Lecture examines works of Percy

Dr. John O'Callaghan, associate professor of philosophy at Notre Dame, discussed the life and literature of author Walker Percy in a lecture Tuesday.

The talk was part of the Catholic Culture Literature Series: Strangers in a Strange Land, run by the Center for Ethics and Culture. The four-part series centers around four Catholic-American authors and the contributions they have made to Catholic literature.

A recurrent theme in Percy's works was his feeling that many people knew "how to be in the world and not of it," O'Callaghan said.

Percy's own childhood was quite traumatic, and it is surprising he was able to step outside this viewpoint, he said.

Born in southern Alabama, Percy did not convert to Catholicism until his adult years. At the age of 12, his father committed suicide and not long after, he lost his mother in a car accident, O'Callaghan said.

He said these events had a profound affect on Percy and influenced many of his writings. He is well known for works such as "The Moviegoer" and "The Thanatos Syndrome."

O'Callaghan discussed the fact that this Catholic author touches on many subjects, including racism and class.

Percy's moral sense is visible in his outrage "at the cross burning of a Roman Catholic Archbishop of New Orleans who said that segregation was a sin," Callaghan said.

Percy goes farther as to criticize the stoicism of many of his friends and relatives who allowed this to occur, he said.

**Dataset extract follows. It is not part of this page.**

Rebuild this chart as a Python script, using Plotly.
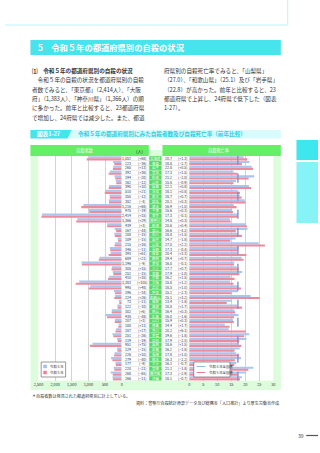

O'Callaghan said this portrayal of ethical strength caused him to reflect on his own education in a Catholic school, questioning why he never read Percy as a part of his curriculum.

He said one friend told him Catholic schooling was "all about works and little about faith," which caused him to ask, "are we any better now?"

It is clear after this lecture that whatever Percy was discussing, it was always done with comedy, O'Callaghan said.

He said he had a "characteristic humor sly beyond belief," which gave him a "more universal appeal than just another southern writer."

Callaghan said faith is not something that can be made up, but must be experienced.

"We do not produce religious experience," O'Callaghan said. "[The] sacred comes to us as a kind of message."